Notre première journée fut consacrée au repos et à la causerie. Nous apprîmes qu’il y avait à Tiflis une colonie française montant à cent cinquante-trois personnes, que le théâtre donnait le soir même l’opéra des Lombards, et que nous devions assister à la représentation. Après cinq mois de course dans les steppes et les montagnes, cinq mois d’une existence aventureuse et sauvage, on ne peut se figurer combien ce retour à la vie civilisée nous fut agréable.

Nous nous attendions à trouver un théâtre un peu primitif, tout au plus comparable à la modeste scène d’une petite ville de province ; nous fûmes bien surpris en pénétrant dans une des plus jolies salles que nous eussions vues.

Jamais décoration plus élégante n’est sortie, je crois, de l’imagination d’un artiste. La décrire est chose à peu près impossible. Le peintre s’est inspiré de l’architecture persane, qu’il a su approprier aux besoins de cette chose toute moderne qu’on appelle un théâtre.

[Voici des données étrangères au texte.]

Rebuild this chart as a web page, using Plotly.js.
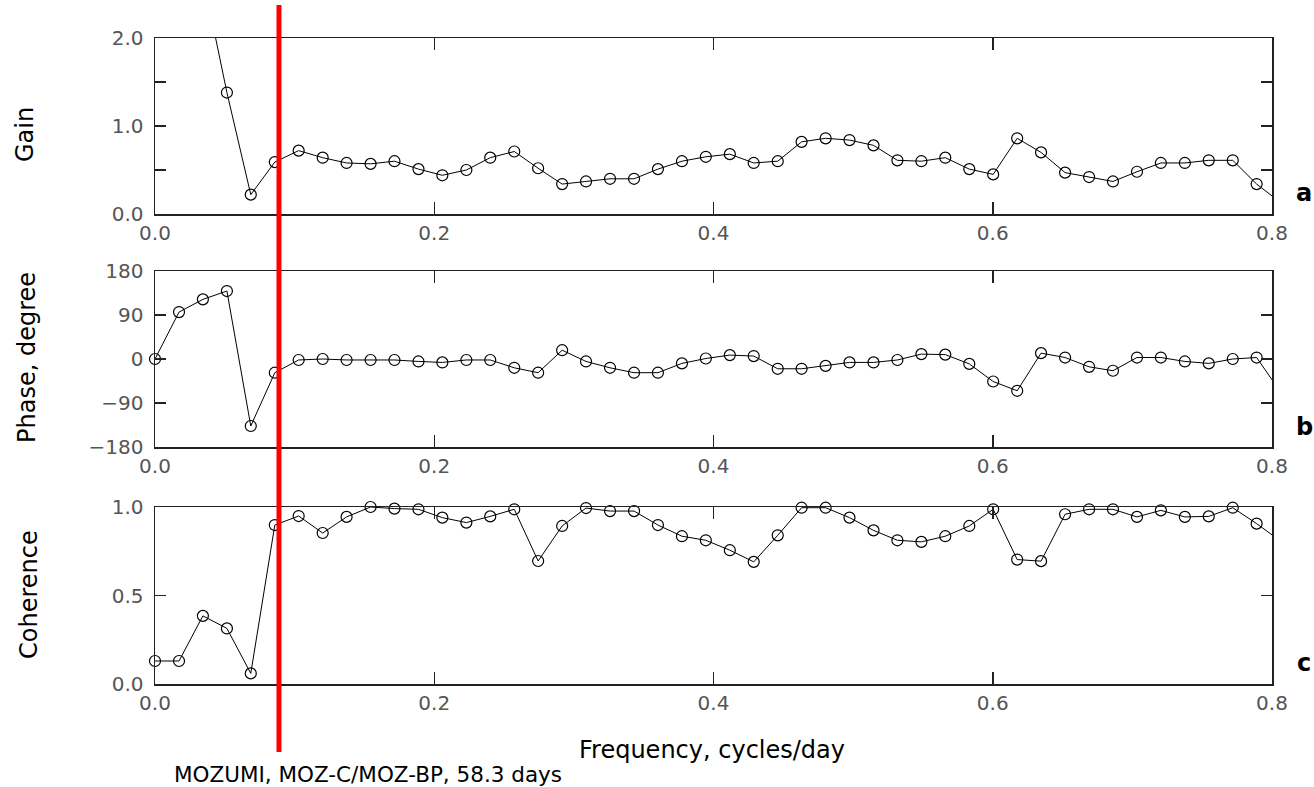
<!DOCTYPE html>
<html>
<head>
<meta charset="utf-8">
<script src="https://cdn.plot.ly/plotly-3.0.1.min.js"></script>
<style>html,body{margin:0;padding:0;background:#fff;}#chart{width:1314px;height:787px;}</style>
</head>
<body>
<div id="chart"></div>
<script>
// Frequency (cycles/day), spacing 1/58.3 days
const freq = [0, 0.0172, 0.0343, 0.0515, 0.0686, 0.0858, 0.1029, 0.1201, 0.1372, 0.1544,
  0.1715, 0.1887, 0.2058, 0.2230, 0.2401, 0.2573, 0.2744, 0.2916, 0.3087, 0.3259,
  0.3431, 0.3602, 0.3774, 0.3945, 0.4117, 0.4288, 0.4460, 0.4631, 0.4803, 0.4974,
  0.5146, 0.5317, 0.5489, 0.5660, 0.5832, 0.6003, 0.6175, 0.6346, 0.6518, 0.6690,
  0.6861, 0.7033, 0.7204, 0.7376, 0.7547, 0.7719, 0.7890, 0.8062];

const gain = [3.0, 3.3, 2.7, 1.38, 0.22, 0.59, 0.72, 0.64, 0.58, 0.57,
  0.60, 0.51, 0.44, 0.50, 0.64, 0.71, 0.52, 0.34, 0.37, 0.40,
  0.40, 0.51, 0.60, 0.65, 0.68, 0.58, 0.60, 0.82, 0.86, 0.84,
  0.78, 0.61, 0.60, 0.64, 0.51, 0.45, 0.86, 0.70, 0.47, 0.42,
  0.37, 0.48, 0.58, 0.58, 0.61, 0.61, 0.34, 0.13];

const phase = [0, 96, 122, 139, -137, -28, -2, 0, -2, -2,
  -2, -5, -7, -2, -2, -18, -28, 18, -5, -18,
  -28, -28, -9, 1, 8, 6, -20, -20, -14, -7,
  -7, -2, 10, 9, -10, -46, -65, 12, 3, -16,
  -24, 3, 3, -5, -9, 0, 3, -68];

const coherence = [0.13, 0.13, 0.385, 0.314, 0.06, 0.898, 0.949, 0.853, 0.944, 1.0,
  0.991, 0.987, 0.940, 0.912, 0.947, 0.987, 0.695, 0.893, 0.994, 0.977,
  0.977, 0.898, 0.835, 0.812, 0.756, 0.690, 0.840, 0.996, 0.996, 0.940,
  0.868, 0.812, 0.803, 0.835, 0.893, 0.987, 0.703, 0.694, 0.959, 0.987,
  0.987, 0.944, 0.981, 0.944, 0.947, 0.996, 0.906, 0.807];

const redLineFreq = 0.0888;
const xTicks = [0, 0.2, 0.4, 0.6, 0.8];
const xTickText = ['0.0', '0.2', '0.4', '0.6', '0.8'];
const gainTicks = [0, 0.5, 1, 1.5, 2];
const gainTickText = ['0.0', '', '1.0', '', '2.0'];
const phaseTicks = [-180, -90, 0, 90, 180];
const phaseTickText = ['\u2212180', '\u221290', '0', '90', '180'];
const cohTicks = [0, 0.5, 1];
const cohTickText = ['0.0', '0.5', '1.0'];

const XMAX = 0.8;
const tickFont = {family: 'DejaVu Sans', size: 20, color: '#555'};
const titleFont = {family: 'DejaVu Sans', size: 24, color: '#000'};

function panel(yvals, xa, ya, ymin, ymax) {
  const mx = [], my = [];
  for (let i = 0; i < freq.length; i++) {
    if (freq[i] <= XMAX && yvals[i] <= ymax && yvals[i] >= ymin) { mx.push(freq[i]); my.push(yvals[i]); }
  }
  return [
    {x: freq, y: yvals, xaxis: xa, yaxis: ya, mode: 'lines', type: 'scatter',
     line: {color: '#000', width: 1}, cliponaxis: true, hoverinfo: 'skip'},
    {x: mx, y: my, xaxis: xa, yaxis: ya, mode: 'markers', type: 'scatter',
     marker: {symbol: 'circle-open', size: 11, color: '#000', line: {width: 1.2, color: '#000'}},
     cliponaxis: false}
  ];
}

const data = [].concat(
  panel(gain, 'x', 'y', 0, 2),
  panel(phase, 'x2', 'y2', -180, 180),
  panel(coherence, 'x3', 'y3', 0, 1)
);

function xax(anchor) {
  return {anchor: anchor, domain: [0, 1], range: [0, XMAX], tickvals: xTicks, ticktext: xTickText,
    ticks: 'inside', ticklen: 12, tickwidth: 1.5, tickcolor: '#222', showline: true, linecolor: '#222',
    linewidth: 1.5, mirror: 'ticks', showgrid: false, zeroline: false, tickfont: tickFont, fixedrange: true};
}
function yax(anchor, domain, range, tv, tt) {
  return {anchor: anchor, domain: domain, range: range, tickvals: tv, ticktext: tt,
    ticks: 'inside', ticklen: 11, tickwidth: 1.5, tickcolor: '#222', showline: true, linecolor: '#222',
    linewidth: 1.5, mirror: 'ticks', showgrid: false, zeroline: false, tickfont: tickFont,
    ticklabelstandoff: 6, fixedrange: true};
}

const L = 155, R = 1272, T = 38, B = 684;
const W = R - L, H = B - T;
function px(x) { return (x - L) / W; }
function py(y) { return (B - y) / H; }

const layout = {
  width: 1314, height: 787,
  margin: {l: L, r: 1314 - R, t: T, b: 787 - B},
  paper_bgcolor: '#fff', plot_bgcolor: '#fff',
  showlegend: false,
  xaxis: xax('y'),
  yaxis: yax('x', [py(214), 1], [0, 2], gainTicks, gainTickText),
  xaxis2: xax('y2'),
  yaxis2: yax('x2', [py(447), py(271)], [-180, 180], phaseTicks, phaseTickText),
  xaxis3: xax('y3'),
  yaxis3: yax('x3', [0, py(507)], [0, 1], cohTicks, cohTickText),
  shapes: [
    {type: 'line', xref: 'x', yref: 'paper', x0: redLineFreq, x1: redLineFreq,
     y0: py(752), y1: py(5), line: {color: '#ff0000', width: 5}, layer: 'above'}
  ],
  annotations: [
    {text: 'Gain', xref: 'paper', yref: 'paper', x: px(25), y: py(135), textangle: -90,
     showarrow: false, xanchor: 'center', yanchor: 'middle', font: titleFont},
    {text: 'Phase, degree', xref: 'paper', yref: 'paper', x: px(27), y: py(358), textangle: -90,
     showarrow: false, xanchor: 'center', yanchor: 'middle', font: titleFont},
    {text: 'Coherence', xref: 'paper', yref: 'paper', x: px(29), y: py(595), textangle: -90,
     showarrow: false, xanchor: 'center', yanchor: 'middle', font: titleFont},
    {text: 'Frequency, cycles/day', xref: 'paper', yref: 'paper', x: px(712), y: py(750),
     showarrow: false, xanchor: 'center', yanchor: 'middle', font: titleFont},
    {text: 'MOZUMI, MOZ-C/MOZ-BP, 58.3 days', xref: 'paper', yref: 'paper', x: px(368), y: py(774),
     showarrow: false, xanchor: 'center', yanchor: 'middle',
     font: {family: 'DejaVu Sans', size: 21.5, color: '#000'}},
    {text: '<b>a</b>', xref: 'paper', yref: 'paper', x: px(1304), y: py(193),
     showarrow: false, xanchor: 'center', yanchor: 'middle', font: {family: 'DejaVu Sans', size: 24, color: '#000'}},
    {text: '<b>b</b>', xref: 'paper', yref: 'paper', x: px(1304), y: py(427),
     showarrow: false, xanchor: 'center', yanchor: 'middle', font: {family: 'DejaVu Sans', size: 24, color: '#000'}},
    {text: '<b>c</b>', xref: 'paper', yref: 'paper', x: px(1304), y: py(663),
     showarrow: false, xanchor: 'center', yanchor: 'middle', font: {family: 'DejaVu Sans', size: 24, color: '#000'}}
  ]
};

Plotly.newPlot('chart', data, layout, {displayModeBar: false, staticPlot: true});
</script>
</body>
</html>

C’est au prince Gagarine que Tiflis doit cette merveille ainsi que les peintures murales de l’église de Saint-Sion, qu’il a exécutées lui-même.

Le prince ne s’est pas contenté du nom que le hasard de la naissance lui a donné, il a voulu l’illustrer encore par lui-même, et diverses publications, traitées avec un incontestable talent, l’ont fait connaître de toute l’Europe.

Nous rentrâmes après le spectacle ; nous avions besoin de repos. Nous n’avions pas vu un lit depuis notre départ de Moscou ; nous comptions bien profiter de celui qui s’offrait enfin à nous et nous savourions d’avance la douceur de notre première nuit. Ô vanité des espérances humaiues ! Malgré l’audition de l’opéra des Lombards, nous dormîmes fort mal ; notre sommeil fut troublé par le souvenir récent de nos courses dans les steppes et les montagnes. Pour mon compte, je fus toute la nuit à cheval, avec les Lesghiens et les Tatars à mes trousses, me battant avec les uns, roulant au fond des ravins en voulant échapper aux autres. Je me réveillai le matin bien plus brisé que je ne l’étais la veille ; voilà comme je passai cette première nuit de laquelle je me promettais tant de délices et que j’appelais de tous mes vœux depuis si longtemps !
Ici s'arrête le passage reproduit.